Topical treatments for atopic dermatitis (eczema): systematic review and network meta-analysis of randomized trials
The Journal of allergy and clinical immunology
GRADE; adverse events; atopic dermatitis; comparative effects; crisaborole; delgocitinib; difamilast; disease severity; eczema; flares (exacerbations); induction of remission; itch; lotamilast; maintenance of remission; network meta-analysis; patient-important outcomes; pimecrolimus; quality of life; reactive vs proactive therapy; roflumilast; ruxolitinib; sleep; tacrolimus; topical JAK inhibitors; topical antibiotics; topical calcineurin inhibitors; topical corticosteroids; topical phosphodiesterase-4 (PDE-4) inhibitors; topical treatments
BACKGROUND: Atopic dermatitis (AD) is a common skin condition with multiple topical treatment options, but uncertain comparative effects. OBJECTIVES: We systematically synthesized the benefits and harms of AD prescription topical treatments. METHODS: For the 2023 AAAAI/ACAAI JTFPP AD guidelines, we searched MEDLINE, EMBASE, CENTRAL, CINAHL, LILACS, ICTRP, and GREAT to September 5, 2022 for randomized trials addressing AD topical treatments. Paired reviewers independently screened records, extracted data, and assessed risk of bias. Random-effects network meta-analyses addressed AD severity, itch, sleep, AD-quality of life, flares, and harms. The GRADE approach informed certainty of evidence ratings. We classified topical corticosteroids (TCS) using seven classes-group 1 being most potent. OSF: https://osf.io/q5m6s. RESULTS: 219 included trials (43,123 patients) evaluated 68 interventions. With high-certainty, pimecrolimus improved six of seven outcomes-among the best for two; high-dose tacrolimus (0.1%) improved five-among the best for two; low-dose tacrolimus (0.03%) improved five-among the best for one. With moderate-to-high certainty, group 5 TCS improved six-among the best for three; group 4 TCS and delgocitinib improved four-among the best for two; ruxolitinib improved four-among the best for one; group 1 TCS improved three-among the best for two. These interventions did not increase harms. Crisaborole and difamilast were intermediately effective, but uncertain harm. Topical antibiotics alone or in combination may be among the least effective. To maintain AD control, group 5 TCS were among the most effective, followed by tacrolimus and pimecrolimus. CONCLUSIONS: For individuals with AD, pimecrolimus, tacrolimus, and moderate-potency TCS are among the most effective in improving and maintaining multiple AD outcomes. Topical antibiotics may be among the least effective.

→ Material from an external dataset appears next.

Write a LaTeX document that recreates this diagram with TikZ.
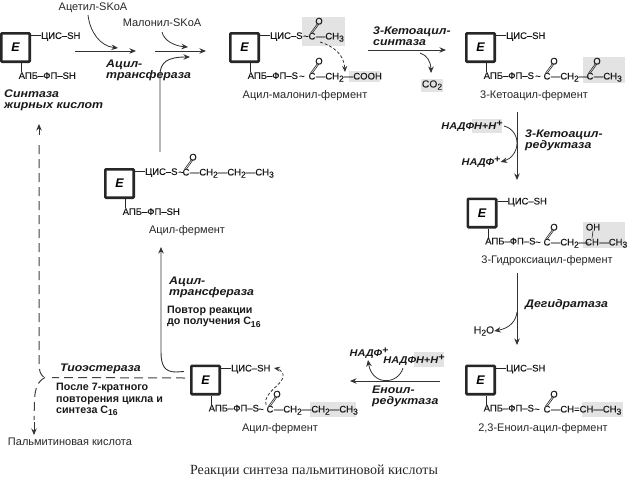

Chu, Derek K.; Chu, Alexandro W.; Rayner, Daniel G.; Guyatt, Gordon H.; Yepes-Nuñez, Juan José; Gomez-Escobar, Luis; Pérez-Herrera, Lucia C.; Díaz Martinez, Juan Pablo; Brignardello-Petersen, Romina; Sadeghirad, Behnam; Wong, Melanie M.; Ceccacci, Renata; Zhao, Irene X.; Basmaji, John; MacDonald, Margaret; Chu, Xiajing; Islam, Nazmul; Gao, Ya; Izcovich, Ariel; Asiniwasis, Rachel N.; Boguniewicz, Mark; De Benedetto, Anna; Capozza, Korey; Chen, Lina; Ellison, Kathy; Frazier, Winfred T.; Greenhawt, Matthew; Huynh, Joey; LeBovidge, Jennifer; Lio, Peter A.; Martin, Stephen A.; and O'Brien, Monica, "Topical treatments for atopic dermatitis (eczema): systematic review and network meta-analysis of randomized trials" (2023). GW Authored Works. Paper 3448.